* Directions for this task: Below, find the line containing "Convert this diagram to TikZ code." and the line containing "(0,0) rectangle (1039,383);"; reproduce exactly those two and every line between them, omitting pictures.

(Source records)
::::::::::

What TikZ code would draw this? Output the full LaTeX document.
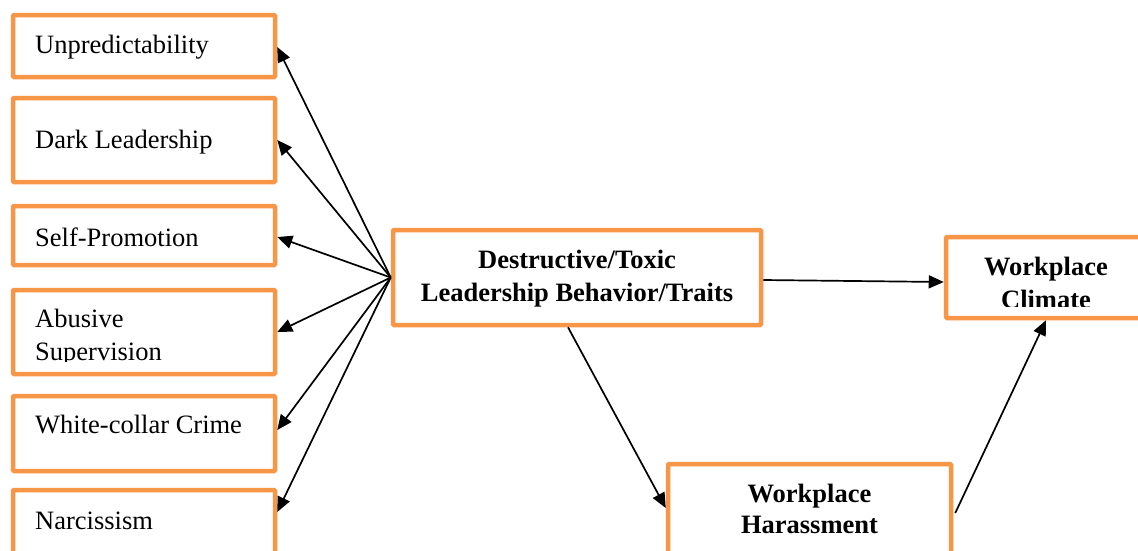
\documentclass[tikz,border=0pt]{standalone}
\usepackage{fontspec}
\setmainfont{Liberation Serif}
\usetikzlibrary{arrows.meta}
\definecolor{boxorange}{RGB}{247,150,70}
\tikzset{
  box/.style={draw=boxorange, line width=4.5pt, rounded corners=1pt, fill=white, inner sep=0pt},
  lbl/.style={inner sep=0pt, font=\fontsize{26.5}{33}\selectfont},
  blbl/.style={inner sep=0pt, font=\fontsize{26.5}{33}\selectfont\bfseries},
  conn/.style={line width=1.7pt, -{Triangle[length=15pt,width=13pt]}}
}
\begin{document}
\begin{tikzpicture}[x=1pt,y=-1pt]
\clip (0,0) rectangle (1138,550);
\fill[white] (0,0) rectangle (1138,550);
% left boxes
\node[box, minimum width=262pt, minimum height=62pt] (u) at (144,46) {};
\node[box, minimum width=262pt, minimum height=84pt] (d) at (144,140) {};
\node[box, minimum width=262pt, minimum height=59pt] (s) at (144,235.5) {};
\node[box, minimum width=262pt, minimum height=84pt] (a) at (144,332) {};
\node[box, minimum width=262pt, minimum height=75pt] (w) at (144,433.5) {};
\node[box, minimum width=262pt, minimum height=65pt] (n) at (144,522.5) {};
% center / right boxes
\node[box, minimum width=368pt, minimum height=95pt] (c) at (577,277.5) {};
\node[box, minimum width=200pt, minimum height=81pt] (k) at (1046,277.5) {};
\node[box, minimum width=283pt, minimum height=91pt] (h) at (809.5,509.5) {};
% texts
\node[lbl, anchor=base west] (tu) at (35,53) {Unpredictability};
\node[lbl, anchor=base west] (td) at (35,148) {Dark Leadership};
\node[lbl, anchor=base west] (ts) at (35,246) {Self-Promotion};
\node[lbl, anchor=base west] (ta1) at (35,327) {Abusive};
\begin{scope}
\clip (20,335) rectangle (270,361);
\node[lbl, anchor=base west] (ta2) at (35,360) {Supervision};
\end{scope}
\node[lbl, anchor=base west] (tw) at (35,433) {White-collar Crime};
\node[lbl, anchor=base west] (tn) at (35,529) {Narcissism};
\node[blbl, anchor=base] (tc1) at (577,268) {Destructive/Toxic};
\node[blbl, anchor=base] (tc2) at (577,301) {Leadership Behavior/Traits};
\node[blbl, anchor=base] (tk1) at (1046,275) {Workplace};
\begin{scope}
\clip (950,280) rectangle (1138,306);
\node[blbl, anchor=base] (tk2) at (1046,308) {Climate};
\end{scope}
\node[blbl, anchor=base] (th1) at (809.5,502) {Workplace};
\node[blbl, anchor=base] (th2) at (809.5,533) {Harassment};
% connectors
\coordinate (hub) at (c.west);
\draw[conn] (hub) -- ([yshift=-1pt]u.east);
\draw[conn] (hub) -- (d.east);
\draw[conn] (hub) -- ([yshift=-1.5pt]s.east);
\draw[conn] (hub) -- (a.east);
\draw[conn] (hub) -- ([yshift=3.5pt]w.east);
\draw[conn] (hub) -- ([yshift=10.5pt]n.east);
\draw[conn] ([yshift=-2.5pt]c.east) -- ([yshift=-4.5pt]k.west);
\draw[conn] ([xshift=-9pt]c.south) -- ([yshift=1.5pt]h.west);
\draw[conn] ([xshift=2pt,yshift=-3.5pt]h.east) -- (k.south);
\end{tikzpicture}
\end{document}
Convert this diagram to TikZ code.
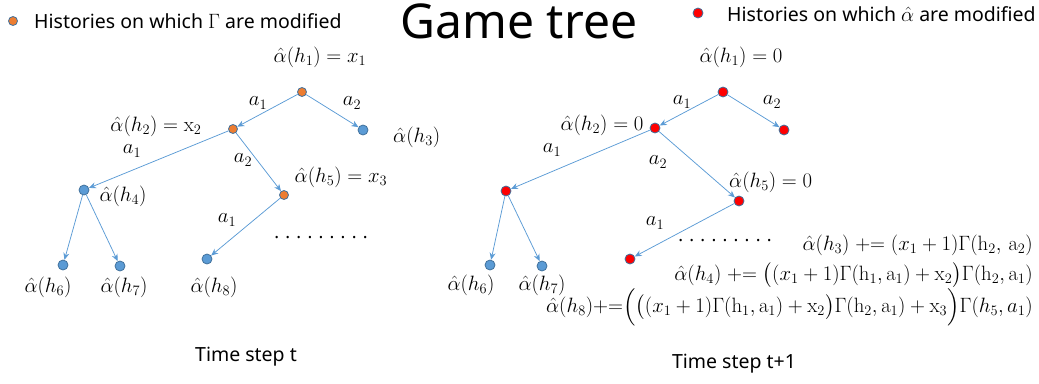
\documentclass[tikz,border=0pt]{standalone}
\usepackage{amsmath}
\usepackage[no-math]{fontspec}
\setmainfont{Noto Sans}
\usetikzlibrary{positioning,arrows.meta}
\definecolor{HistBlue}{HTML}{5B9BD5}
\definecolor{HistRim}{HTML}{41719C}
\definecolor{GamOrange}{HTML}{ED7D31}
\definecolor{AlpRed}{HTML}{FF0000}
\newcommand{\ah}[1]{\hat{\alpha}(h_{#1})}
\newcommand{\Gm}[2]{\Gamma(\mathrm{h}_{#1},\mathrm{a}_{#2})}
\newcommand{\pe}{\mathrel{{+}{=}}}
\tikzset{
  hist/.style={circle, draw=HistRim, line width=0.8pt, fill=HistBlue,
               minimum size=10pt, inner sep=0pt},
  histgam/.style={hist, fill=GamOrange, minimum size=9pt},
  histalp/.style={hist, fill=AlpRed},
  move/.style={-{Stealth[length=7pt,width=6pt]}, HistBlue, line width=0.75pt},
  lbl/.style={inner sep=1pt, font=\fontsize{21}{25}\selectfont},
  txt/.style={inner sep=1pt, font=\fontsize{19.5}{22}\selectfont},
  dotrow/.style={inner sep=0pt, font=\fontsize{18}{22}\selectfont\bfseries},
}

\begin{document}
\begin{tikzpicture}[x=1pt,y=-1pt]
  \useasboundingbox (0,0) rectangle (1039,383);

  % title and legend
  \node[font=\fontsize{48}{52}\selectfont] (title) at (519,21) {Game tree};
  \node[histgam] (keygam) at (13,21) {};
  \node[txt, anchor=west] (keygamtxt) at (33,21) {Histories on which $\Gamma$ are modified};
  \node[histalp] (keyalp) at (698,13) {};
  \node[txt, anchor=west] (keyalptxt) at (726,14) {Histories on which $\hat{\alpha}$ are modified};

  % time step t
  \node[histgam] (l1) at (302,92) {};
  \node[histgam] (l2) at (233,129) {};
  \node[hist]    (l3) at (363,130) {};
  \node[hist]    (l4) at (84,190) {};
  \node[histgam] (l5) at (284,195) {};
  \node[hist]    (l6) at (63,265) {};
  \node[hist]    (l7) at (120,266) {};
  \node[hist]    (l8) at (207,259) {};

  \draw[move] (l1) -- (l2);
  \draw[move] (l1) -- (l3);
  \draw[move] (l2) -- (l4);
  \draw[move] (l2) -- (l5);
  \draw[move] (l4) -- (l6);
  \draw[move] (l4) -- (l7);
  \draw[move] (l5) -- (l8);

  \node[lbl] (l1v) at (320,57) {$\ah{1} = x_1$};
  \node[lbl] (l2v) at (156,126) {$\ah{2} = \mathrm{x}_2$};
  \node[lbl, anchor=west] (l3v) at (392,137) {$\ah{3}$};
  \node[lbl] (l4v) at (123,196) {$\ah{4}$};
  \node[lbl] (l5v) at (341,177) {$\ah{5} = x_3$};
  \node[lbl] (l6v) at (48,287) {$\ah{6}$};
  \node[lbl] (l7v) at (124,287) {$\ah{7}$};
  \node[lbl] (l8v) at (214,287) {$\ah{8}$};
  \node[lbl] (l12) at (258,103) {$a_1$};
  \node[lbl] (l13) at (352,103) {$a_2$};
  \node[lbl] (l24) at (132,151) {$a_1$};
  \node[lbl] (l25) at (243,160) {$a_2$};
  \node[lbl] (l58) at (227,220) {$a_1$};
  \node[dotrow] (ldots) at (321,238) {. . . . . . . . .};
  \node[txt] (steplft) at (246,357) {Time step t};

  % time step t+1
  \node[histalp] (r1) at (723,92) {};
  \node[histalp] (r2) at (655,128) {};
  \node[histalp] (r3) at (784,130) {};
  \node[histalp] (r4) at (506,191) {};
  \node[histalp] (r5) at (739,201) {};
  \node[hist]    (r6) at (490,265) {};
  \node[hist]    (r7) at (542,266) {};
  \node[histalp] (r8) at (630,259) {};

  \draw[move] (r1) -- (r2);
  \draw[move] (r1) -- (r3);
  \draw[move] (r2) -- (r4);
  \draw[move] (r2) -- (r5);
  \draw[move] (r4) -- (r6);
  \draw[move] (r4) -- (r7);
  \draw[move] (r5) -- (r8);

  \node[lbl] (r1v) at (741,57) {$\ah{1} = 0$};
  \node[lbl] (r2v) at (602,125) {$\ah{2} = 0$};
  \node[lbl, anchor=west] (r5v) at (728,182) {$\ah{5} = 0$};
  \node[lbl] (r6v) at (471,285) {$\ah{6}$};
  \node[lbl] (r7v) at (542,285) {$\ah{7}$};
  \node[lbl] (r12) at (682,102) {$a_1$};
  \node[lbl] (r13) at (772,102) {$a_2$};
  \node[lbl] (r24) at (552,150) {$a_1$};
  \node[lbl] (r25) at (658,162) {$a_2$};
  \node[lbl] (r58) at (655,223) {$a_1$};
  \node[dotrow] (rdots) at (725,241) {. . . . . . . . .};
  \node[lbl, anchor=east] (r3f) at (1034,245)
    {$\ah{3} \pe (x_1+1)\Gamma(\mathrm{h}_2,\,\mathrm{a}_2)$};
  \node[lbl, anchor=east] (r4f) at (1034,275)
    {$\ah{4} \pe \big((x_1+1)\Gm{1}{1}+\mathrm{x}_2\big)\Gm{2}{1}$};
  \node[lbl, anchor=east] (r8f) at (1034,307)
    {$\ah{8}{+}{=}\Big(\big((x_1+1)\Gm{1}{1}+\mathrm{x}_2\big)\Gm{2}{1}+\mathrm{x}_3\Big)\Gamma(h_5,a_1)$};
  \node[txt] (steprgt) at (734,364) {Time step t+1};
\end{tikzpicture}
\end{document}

::::::::::

* Response for this exercise:
Convert this diagram to TikZ code.
\documentclass[tikz,border=0pt]{standalone}
\usepackage{amsmath}
\usepackage[no-math]{fontspec}
\setmainfont{Noto Sans}
\usetikzlibrary{positioning,arrows.meta}
\definecolor{HistBlue}{HTML}{5B9BD5}
\definecolor{HistRim}{HTML}{41719C}
\definecolor{GamOrange}{HTML}{ED7D31}
\definecolor{AlpRed}{HTML}{FF0000}
\newcommand{\ah}[1]{\hat{\alpha}(h_{#1})}
\newcommand{\Gm}[2]{\Gamma(\mathrm{h}_{#1},\mathrm{a}_{#2})}
\newcommand{\pe}{\mathrel{{+}{=}}}
\tikzset{
  hist/.style={circle, draw=HistRim, line width=0.8pt, fill=HistBlue,
               minimum size=10pt, inner sep=0pt},
  histgam/.style={hist, fill=GamOrange, minimum size=9pt},
  histalp/.style={hist, fill=AlpRed},
  move/.style={-{Stealth[length=7pt,width=6pt]}, HistBlue, line width=0.75pt},
  lbl/.style={inner sep=1pt, font=\fontsize{21}{25}\selectfont},
  txt/.style={inner sep=1pt, font=\fontsize{19.5}{22}\selectfont},
  dotrow/.style={inner sep=0pt, font=\fontsize{18}{22}\selectfont\bfseries},
}

\begin{document}
\begin{tikzpicture}[x=1pt,y=-1pt]
  \useasboundingbox (0,0) rectangle (1039,383);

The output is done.